In his latest exhibition The Other Side of Everything, photographer Stephen J. Morgan captures the British Empire’s most potent and ubiquitous symbol of where a person is from and belongs: the flag. For the past year, he has travelled across the UK with his camera and photographed both the Union flag and St. George’s Cross as it is seen in urban settlements.
‘I never felt a part of what it meant to be English and British,’ writes Stephen. ‘I always felt I was on The Other Side Of Everything. For me they [the flags] take on a darker meaning, almost like outposts: the last bastion and one last stand.’
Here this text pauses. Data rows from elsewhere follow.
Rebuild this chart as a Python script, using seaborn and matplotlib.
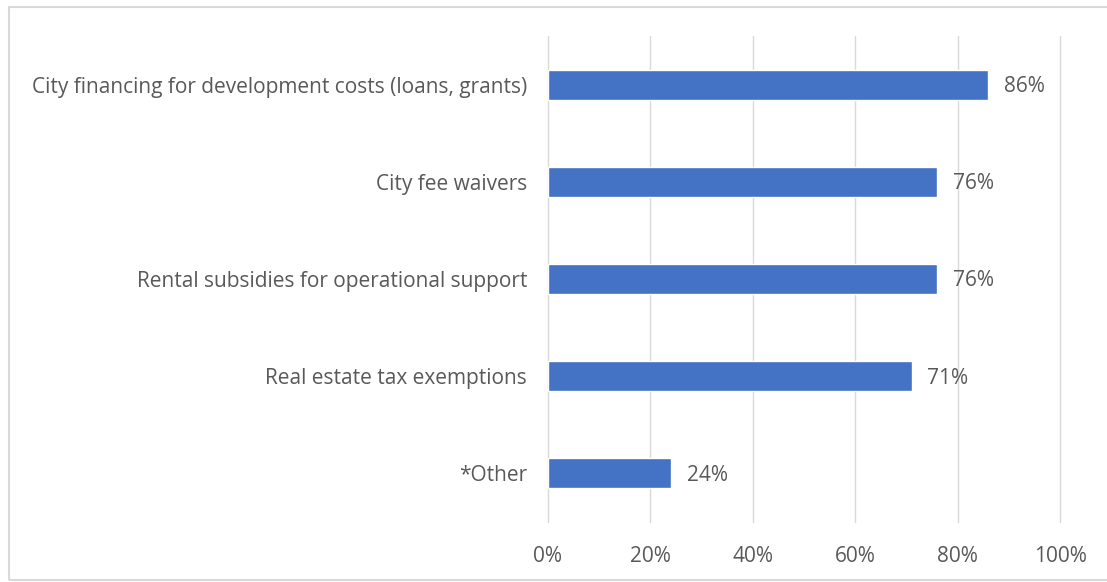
import matplotlib
matplotlib.use("Agg")
import matplotlib.pyplot as plt
import seaborn as sns
import pandas as pd
from matplotlib.patches import Rectangle

categories = [
    "City financing for development costs (loans, grants)",
    "City fee waivers",
    "Rental subsidies for operational support",
    "Real estate tax exemptions",
    "*Other",
]
values = [86, 76, 76, 71, 24]
tick_values = [0, 20, 40, 60, 80, 100]
tick_labels = ["0%", "20%", "40%", "60%", "80%", "100%"]

df = pd.DataFrame({"category": categories, "value": values})

sns.set_style("white")
plt.rcParams["font.family"] = ["Open Sans", "DejaVu Sans"]

fig = plt.figure(figsize=(11.07, 5.82), dpi=100)
ax = fig.add_axes([548 / 1107, 60 / 582, 512 / 1107, 486 / 582])

text_color = "#595959"
fs = 15
sns.barplot(data=df, x="value", y="category", color="#4472C4", saturation=1,
            width=0.31, ax=ax, zorder=3)

ax.set_xlim(0, 100)
ax.set_ylim(4.5, -0.5)
ax.set_xticks(tick_values)
ax.set_xticklabels(tick_labels)
ax.grid(axis="x", color="#d9d9d9", linewidth=1, zorder=0)
ax.grid(axis="y", visible=False)
for line in ax.get_xgridlines():
    line.set_clip_on(False)
for s in ax.spines.values():
    s.set_visible(False)
ax.tick_params(axis="x", length=0, pad=17, labelsize=fs, labelcolor=text_color)
ax.tick_params(axis="y", length=0, pad=15, labelsize=fs, labelcolor=text_color)
ax.set_xlabel("")
ax.set_ylabel("")

for i, v in enumerate(values):
    ax.text(v + 3.1, i + 0.02, f"{v}%", va="center", ha="left", fontsize=fs, color=text_color)

# outer border of the chart area
fig.patches.append(Rectangle((9 / 1107, 2 / 582), 1.2, 573 / 582, transform=fig.transFigure,
                             fill=False, edgecolor="#d9d9d9", linewidth=1.5))

fig.savefig("out.png", dpi=100)
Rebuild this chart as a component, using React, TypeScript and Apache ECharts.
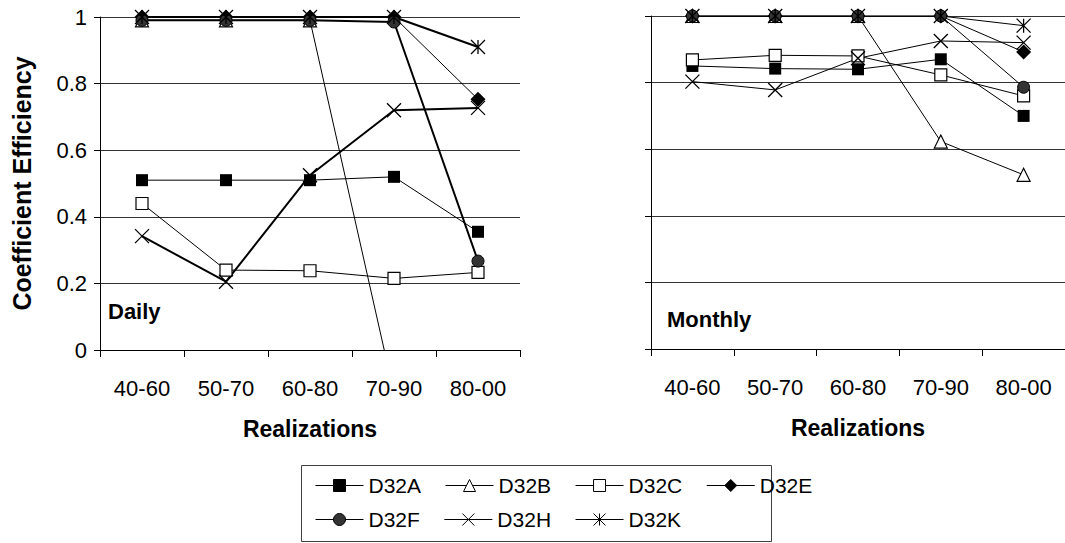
import React, { useEffect, useRef } from 'react';
import * as echarts from 'echarts';

// ---------- data ----------
const categories = ['40-60', '50-70', '60-80', '70-90', '80-00'];
const seriesNames = ['D32A', 'D32B', 'D32C', 'D32E', 'D32F', 'D32H', 'D32K'];

// Daily panel
const dailyD32A = [0.51, 0.51, 0.51, 0.52, 0.355];
const dailyD32B = [0.99, 0.99, 0.99, -0.13, null];
const dailyD32C = [0.44, 0.24, 0.238, 0.215, 0.233];
const dailyD32E = [1, 1, 1, 1, 0.753];
const dailyD32F = [0.99, 0.99, 0.99, 0.985, 0.267];
const dailyD32H = [0.342, 0.205, 0.525, 0.72, 0.727];
const dailyD32K = [1, 1, 1, 1, 0.91];

// Monthly panel
const monthlyD32A = [0.85, 0.842, 0.84, 0.87, 0.7];
const monthlyD32B = [1, 1, 1, 0.623, 0.523];
const monthlyD32C = [0.868, 0.882, 0.88, 0.823, 0.76];
const monthlyD32E = [1, 1, 1, 1, 0.892];
const monthlyD32F = [1, 1, 1, 1, 0.786];
const monthlyD32H = [0.803, 0.778, 0.873, 0.925, 0.92];
const monthlyD32K = [1, 1, 1, 1, 0.971];

const dailyData = [dailyD32A, dailyD32B, dailyD32C, dailyD32E, dailyD32F, dailyD32H, dailyD32K];
const monthlyData = [monthlyD32A, monthlyD32B, monthlyD32C, monthlyD32E, monthlyD32F, monthlyD32H, monthlyD32K];

// ---------- styles ----------
const FONT = "'Liberation Sans', Arial, Helvetica, sans-serif";
const X_PATH = 'path://M0,0L10,10M10,0L0,10';
const STAR_PATH = 'path://M0,0L10,10M10,0L0,10M5,0L5,10';

const markerStyles: Record<string, any> = {
  D32A: { symbol: 'rect', symbolSize: 12, itemStyle: { color: '#000', borderColor: '#000', borderWidth: 0 } },
  D32B: { symbol: 'triangle', symbolSize: 13, itemStyle: { color: '#fff', borderColor: '#000', borderWidth: 1.2 } },
  D32C: { symbol: 'rect', symbolSize: 12, itemStyle: { color: '#fff', borderColor: '#000', borderWidth: 1.2 } },
  D32E: { symbol: 'diamond', symbolSize: 15, itemStyle: { color: '#000', borderColor: '#000', borderWidth: 0 } },
  D32F: { symbol: 'circle', symbolSize: 12, itemStyle: { color: '#333', borderColor: '#000', borderWidth: 1 } },
  D32H: { symbol: X_PATH, symbolSize: 14, itemStyle: { color: '#000', borderColor: '#000', borderWidth: 1.3 } },
  D32K: { symbol: STAR_PATH, symbolSize: 14, itemStyle: { color: '#000', borderColor: '#000', borderWidth: 1.3 } },
};

const dailyLineWidth: Record<string, number> = { D32A: 1, D32B: 1, D32C: 1, D32E: 1, D32F: 2, D32H: 2, D32K: 2 };

function makeSeries(name: string, data: (number | null)[], idx: number, width: number) {
  const m = markerStyles[name];
  return {
    type: 'line',
    name,
    data,
    xAxisIndex: idx,
    yAxisIndex: idx,
    symbol: m.symbol,
    symbolSize: m.symbolSize,
    showAllSymbol: true,
    itemStyle: m.itemStyle,
    lineStyle: { color: '#000', width },
    emphasis: { disabled: true },
    clip: true,
    connectNulls: false,
  };
}

function xAxisFor(gridIndex: number) {
  return {
    type: 'category',
    gridIndex,
    data: categories,
    boundaryGap: true,
    axisLine: { show: true, lineStyle: { color: '#000', width: 1 } },
    axisTick: { show: true, length: 7, lineStyle: { color: '#000', width: 1 } },
    axisLabel: { color: '#000', fontSize: 22, fontFamily: FONT, margin: 27 },
    name: 'Realizations',
    nameLocation: 'middle',
    nameGap: 67,
    nameTextStyle: { color: '#000', fontSize: 23, fontWeight: 'bold', fontFamily: FONT },
    splitLine: { show: false },
  };
}

function yAxisFor(gridIndex: number, showLabels: boolean) {
  return {
    type: 'value',
    gridIndex,
    min: 0,
    max: 1,
    interval: 0.2,
    axisLine: { show: true, lineStyle: { color: '#000', width: 1 } },
    axisTick: { show: true, length: 6, lineStyle: { color: '#000', width: 1 } },
    axisLabel: { show: showLabels, color: '#000', fontSize: 22, fontFamily: FONT, margin: 13 },
    splitLine: { show: true, lineStyle: { color: '#333', width: 1 } },
    name: showLabels ? 'Coefficient Efficiency' : '',
    nameLocation: 'middle',
    nameGap: 66,
    nameTextStyle: { color: '#000', fontSize: 25, fontWeight: 'bold', fontFamily: FONT },
  };
}

const legendCommon = {
  orient: 'horizontal',
  itemWidth: 48,
  itemHeight: 15,
  itemGap: 24,
  padding: 0,
  selectedMode: false,
  textStyle: { color: '#000', fontSize: 21, fontFamily: FONT, width: 60 },
  lineStyle: { width: 1, color: '#000' },
  itemStyle: { borderWidth: 1 },
};

export default function App() {
  const ref = useRef<HTMLDivElement>(null);

  useEffect(() => {
    document.body.style.margin = '0';
    if (!ref.current) return;
    const chart = echarts.init(ref.current, null, { renderer: 'svg' });

    const series: any[] = [];
    seriesNames.forEach((n, i) => series.push(makeSeries(n, dailyData[i], 0, dailyLineWidth[n])));
    seriesNames.forEach((n, i) => series.push(makeSeries(n, monthlyData[i], 1, 1)));

    chart.setOption({
      animation: false,
      backgroundColor: '#fff',
      textStyle: { fontFamily: FONT },
      grid: [
        { left: 100, top: 17, width: 420, height: 333 },
        { left: 651, top: 16, width: 415, height: 333 },
      ],
      xAxis: [xAxisFor(0), xAxisFor(1)],
      yAxis: [yAxisFor(0, true), yAxisFor(1, false)],
      title: [
        { text: 'Daily', left: 108, top: 300, padding: 0, textStyle: { color: '#000', fontSize: 22, fontWeight: 'bold', fontFamily: FONT } },
        { text: 'Monthly', left: 667, top: 308, padding: 0, textStyle: { color: '#000', fontSize: 22, fontWeight: 'bold', fontFamily: FONT } },
      ],
      legend: [
        { ...legendCommon, data: seriesNames.slice(0, 4), left: 315, top: 475 },
        { ...legendCommon, data: seriesNames.slice(4), left: 315, top: 509 },
      ],
      graphic: [
        {
          type: 'rect',
          shape: { x: 301.5, y: 465.5, width: 470, height: 76 },
          style: { fill: 'none', stroke: '#404040', lineWidth: 1 },
          silent: true,
        },
      ],
      series,
    });

    return () => chart.dispose();
  }, []);

  return <div ref={ref} style={{ width: 1065, height: 543 }} />;
}
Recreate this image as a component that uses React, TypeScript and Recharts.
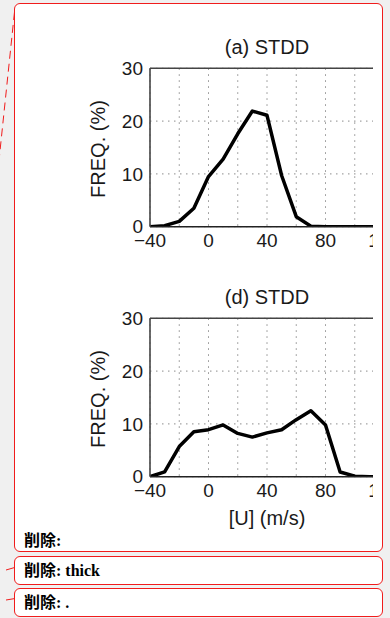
import React from 'react';
import { LineChart, Line, XAxis, YAxis, CartesianGrid, ReferenceLine } from 'recharts';

const uValues = [-40, -30, -20, -10, 0, 10, 20, 30, 40, 50, 60, 70, 80, 90, 100, 110, 120];
const freqA = [0, 0.2, 1, 3.5, 9.5, 12.8, 17.6, 21.9, 21.1, 9.7, 1.9, 0.1, 0, 0, 0, 0, 0];
const freqD = [0, 0.9, 5.7, 8.5, 8.9, 9.8, 8.2, 7.5, 8.3, 8.9, 10.8, 12.5, 9.8, 0.9, 0.1, 0, 0];
const xTicks = [-40, -20, 0, 20, 40, 60, 80, 100, 120];
const xTickLabels = ['\u221240', '', '0', '', '40', '', '80', '', '120'];
const yTicks = [0, 10, 20, 30];
const panelTitles = ['(a) STDD', '(d) STDD'];
const yLabel = 'FREQ. (%)';
const xLabel = '[U] (m/s)';
const deletions = ['削除:', '削除: thick', '削除: .'];

const dataA = uValues.map((u, i) => ({ u, f: freqA[i] }));
const dataD = uValues.map((u, i) => ({ u, f: freqD[i] }));

const FONT = "'Liberation Sans', Arial, Helvetica, sans-serif";
const fmtX = (v: number) => {
  const i = xTicks.indexOf(v);
  return i >= 0 ? xTickLabels[i] : '';
};

function Panel({ data, top, height }: { data: { u: number; f: number }[]; top: number; height: number }) {
  const plotTop = 68.3;
  const plotH = 158.4;
  return (
    <div style={{ position: 'absolute', left: 0, top, width: 390, height }}>
      <LineChart width={390} height={height} data={data} margin={{ top: plotTop, right: 6, bottom: 0, left: 0 }}>
        <CartesianGrid stroke="#8c8c8c" strokeDasharray="1.5 4.5" strokeWidth={1} />
        <XAxis
          dataKey="u"
          type="number"
          domain={[-40, 120]}
          ticks={xTicks}
          interval={0}
          tickFormatter={fmtX}
          tickLine={false}
          tickSize={5}
          tickMargin={2}
          height={height - plotTop - plotH}
          axisLine={{ stroke: '#222', strokeWidth: 1.6 }}
          tick={{ fontSize: 19, fill: '#1a1a1a', fontFamily: FONT }}
          allowDataOverflow
        />
        <YAxis
          type="number"
          domain={[0, 30]}
          ticks={yTicks}
          interval={0}
          width={150}
          tickLine={false}
          tickSize={5}
          tickMargin={2}
          axisLine={{ stroke: '#444', strokeWidth: 1.6 }}
          tick={{ fontSize: 19, fill: '#1a1a1a', fontFamily: FONT }}
          allowDataOverflow
        />
        <ReferenceLine y={30} stroke="#444" strokeWidth={1.6} />
        <Line
          dataKey="f"
          type="linear"
          stroke="#000"
          strokeWidth={3.5}
          strokeLinejoin="round"
          dot={false}
          isAnimationActive={false}
        />
      </LineChart>
    </div>
  );
}

export default function App() {
  const delTop = [533.2, 563.2, 595.2];
  return (
    <div style={{ position: 'absolute', left: 0, top: 0, width: 390, height: 618, background: '#f0f0f0', overflow: 'hidden' }}>
      <div style={{ position: 'absolute', left: 14, top: 3, width: 369, height: 549, boxSizing: 'border-box', border: '1px solid #f01c1c', borderRadius: 6, background: '#fff' }} />
      <div style={{ position: 'absolute', left: 14, top: 556, width: 369, height: 29, boxSizing: 'border-box', border: '1px solid #f01c1c', borderRadius: 6, background: '#fff' }} />
      <div style={{ position: 'absolute', left: 14, top: 588, width: 369, height: 29, boxSizing: 'border-box', border: '1px solid #f01c1c', borderRadius: 6, background: '#fff' }} />
      <div style={{ position: 'absolute', left: 0, top: 0, width: 373, height: 551, overflow: 'hidden' }}>
        <Panel data={dataA} top={0} height={260} />
        <Panel data={dataD} top={250} height={290} />
      </div>
      <svg width={390} height={618} style={{ position: 'absolute', left: 0, top: 0, pointerEvents: 'none' }}>
        <line x1={14.5} y1={12} x2={-2} y2={170} stroke="#f01c1c" strokeWidth={1} strokeDasharray="8 5" />
        <line x1={6} y1={570} x2={14} y2={567.7} stroke="#f01c1c" strokeWidth={1} />
        <line x1={6} y1={600} x2={14} y2={598.7} stroke="#f01c1c" strokeWidth={1} />
        <text x={267} y={53.5} textAnchor="middle" fontSize={20} fill="#1a1a1a" fontFamily={FONT}>{panelTitles[0]}</text>
        <text x={267} y={303.9} textAnchor="middle" fontSize={20} fill="#1a1a1a" fontFamily={FONT}>{panelTitles[1]}</text>
        <text transform="translate(105,149) rotate(-90)" textAnchor="middle" fontSize={20} fill="#1a1a1a" fontFamily={FONT}>{yLabel}</text>
        <text transform="translate(105,399) rotate(-90)" textAnchor="middle" fontSize={20} fill="#1a1a1a" fontFamily={FONT}>{yLabel}</text>
        <text x={267} y={524.5} textAnchor="middle" fontSize={20} fill="#1a1a1a" fontFamily={FONT}>{xLabel}</text>
      </svg>
      {deletions.map((t, i) => (
        <div key={i} style={{ position: 'absolute', left: 24, top: delTop[i], fontSize: 16, lineHeight: '16px', fontWeight: 'bold', whiteSpace: 'pre', color: '#000', fontFamily: "'Liberation Serif', 'Noto Sans CJK JP', serif" }}>{t}</div>
      ))}
    </div>
  );
}
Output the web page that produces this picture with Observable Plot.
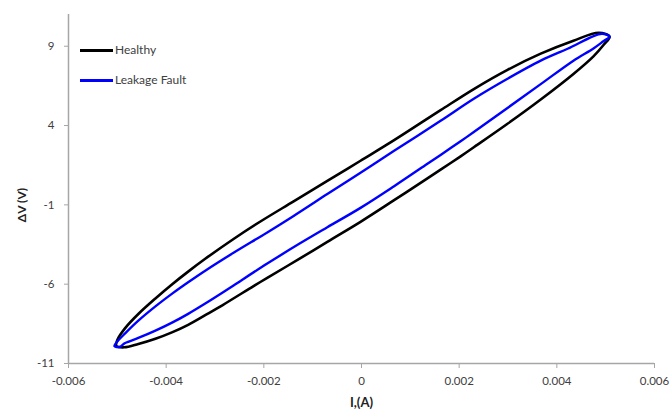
<!DOCTYPE html>
<html>
<head>
<meta charset="utf-8">
<script src="https://cdn.jsdelivr.net/npm/d3@7"></script>
<script src="https://cdn.jsdelivr.net/npm/@observablehq/plot@0.6"></script>
<style>
  html, body { margin: 0; padding: 0; background: #fff; }
  #wrap { position: relative; width: 670px; height: 414px; font-family: Lato, "Open Sans", sans-serif; }
  #legend { position: absolute; left: 80px; top: 42px; font-size: 12px; color: #404040; }
  .item { position: absolute; left: 0; white-space: nowrap; height: 16px; line-height: 16px; }
  .swatch { display: inline-block; width: 33px; height: 3px; vertical-align: middle; margin-right: 2px; }
  #ylab { position: absolute; left: 22px; top: 205px; transform: translate(-50%, -50%) rotate(-90deg);
          font-weight: bold; font-size: 12px; color: #222; white-space: nowrap; line-height: 14px; }
</style>
</head>
<body>
<div id="wrap"><div id="legend"></div><div id="ylab"></div></div>
<script>
// Series names and colours
const seriesNames = ["Healthy", "Leakage Fault"];
const seriesColors = ["#000000", "#0000ff"];

// Healthy loop: current (A) and voltage difference (V), traced around the loop
const healthyI = [0.00508, 0.00486, 0.00434, 0.00367, 0.00299, 0.00230, 0.00162, 0.00066, -0.00002, -0.00070, -0.00139,
  -0.00207, -0.00262, -0.00320, -0.00355, -0.00387, -0.00422, -0.00457, -0.00484, -0.00500, -0.00502, -0.00486,
  -0.00457, -0.00422, -0.00387, -0.00355, -0.00320, -0.00285, -0.00221, -0.00193, -0.00125, -0.00070, -0.00002,
  0.00066, 0.00135, 0.00162, 0.00203, 0.00230, 0.00299, 0.00367, 0.00434, 0.00475, 0.00496];
const healthyV = [9.60, 9.85, 9.35, 8.53, 7.51, 6.30, 4.97, 3.06, 1.78, 0.51, -0.78,
  -2.05, -3.15, -4.40, -5.21, -5.99, -6.90, -7.88, -8.77, -9.52, -9.90, -9.98,
  -9.77, -9.44, -9.02, -8.56, -7.95, -7.33, -6.12, -5.60, -4.36, -3.33, -2.07,
  -0.72, 0.67, 1.22, 2.06, 2.63, 4.11, 5.64, 7.25, 8.36, 9.09];

// Leakage-fault loop
const leakI = [0.00508, 0.00492, 0.00422, 0.00367, 0.00299, 0.00230, 0.00162, 0.00066, -0.00002, -0.00070, -0.00139,
  -0.00193, -0.00262, -0.00320, -0.00355, -0.00387, -0.00422, -0.00457, -0.00484, -0.00500, -0.00506, -0.00496,
  -0.00484, -0.00457, -0.00422, -0.00387, -0.00355, -0.00320, -0.00285, -0.00262, -0.00193, -0.00125, -0.00070,
  -0.00002, 0.00066, 0.00135, 0.00162, 0.00203, 0.00230, 0.00299, 0.00367, 0.00434, 0.00475, 0.00496];
const leakV = [9.60, 9.79, 8.84, 8.09, 6.95, 5.69, 4.30, 2.39, 1.03, -0.32, -1.70,
  -2.74, -4.02, -5.15, -5.88, -6.58, -7.40, -8.30, -9.10, -9.62, -9.90, -9.96,
  -9.71, -9.39, -8.93, -8.41, -7.87, -7.22, -6.54, -6.08, -4.70, -3.41, -2.41,
  -1.19, 0.16, 1.59, 2.15, 3.01, 3.59, 5.11, 6.61, 8.09, 8.86, 9.33];

// Axis ticks
const xTicks = [-0.006, -0.004, -0.002, 0, 0.002, 0.004, 0.006];
const yTicks = [-11, -6, -1, 4, 9];
const xLabel = "I,(A)";
const yLabel = "ΔV (V)";

const healthy = healthyI.map((x, i) => ({x, y: healthyV[i]}));
const leak = leakI.map((x, i) => ({x, y: leakV[i]}));

const chart = Plot.plot({
  width: 670,
  height: 414,
  marginLeft: 68,
  marginRight: 16,
  marginTop: 14,
  marginBottom: 51,
  style: {fontFamily: "Lato, 'Open Sans', sans-serif", fontSize: "11.5px", color: "#404040", background: "#fff"},
  x: {domain: [-0.006, 0.006]},
  y: {domain: [-11, 11]},
  marks: [
    Plot.ruleX([-0.006], {stroke: "#a6a6a6", strokeWidth: 1.5}),
    Plot.ruleY([-11], {stroke: "#a6a6a6", strokeWidth: 1.5}),
    Plot.axisX({ticks: xTicks, tickFormat: d => String(d), tickSize: 5, tickPadding: 8, stroke: "#a6a6a6", fill: "#404040", label: null}),
    Plot.axisY({ticks: yTicks, tickFormat: d => String(d), tickSize: 4, tickPadding: 10, stroke: "#a6a6a6", fill: "#404040", label: null}),
    Plot.line(healthy, {x: "x", y: "y", stroke: seriesColors[0], strokeWidth: 2.6, curve: "catmull-rom-closed"}),
    Plot.line(leak, {x: "x", y: "y", stroke: seriesColors[1], strokeWidth: 2.4, curve: "catmull-rom-closed"}),
    Plot.text([xLabel], {frameAnchor: "bottom", dy: 43, fontWeight: "bold", fontSize: 13, fill: "#222"})
  ]
});
document.getElementById("wrap").prepend(chart);
document.getElementById("ylab").textContent = yLabel;

const legend = document.getElementById("legend");
seriesNames.forEach((name, i) => {
  const div = document.createElement("div");
  div.className = "item";
  div.style.top = (i * 30) + "px";
  div.innerHTML = `<span class="swatch" style="background:${seriesColors[i]}"></span>${name}`;
  legend.appendChild(div);
});
</script>
</body>
</html>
7 June 1977, Stephen J Morgan, 2012. Image courtesy of Stephen J. Morgan and The Wapping Project Bankside.
While the exhibition explores Stephen’s own identity as a second generation Irish who grew up in Birmingham during the ’70s and ’80s with an Irish Republican father, it also examines the spectrum of meaning of the Union Flag, in particular its paradoxical nature: on the one hand a symbol of the mighty Monarchy, the British Empire and the British Armed forces; on the other, a token of pride and patriotism, racism and xenophobia.
Stephen has titled the photographs in the series after significant dates in Britain’s recent history, leaving viewers to ponder upon the political path of the country in the past and prospectively.
Stephen J. Morgan is a creative talent featured in .Cent’s Breaking Boundaries Directory. His exhibition, The Other Side of Everything, opens on 31 May till 13th July 2013 at The Wapping Project Bankside, London.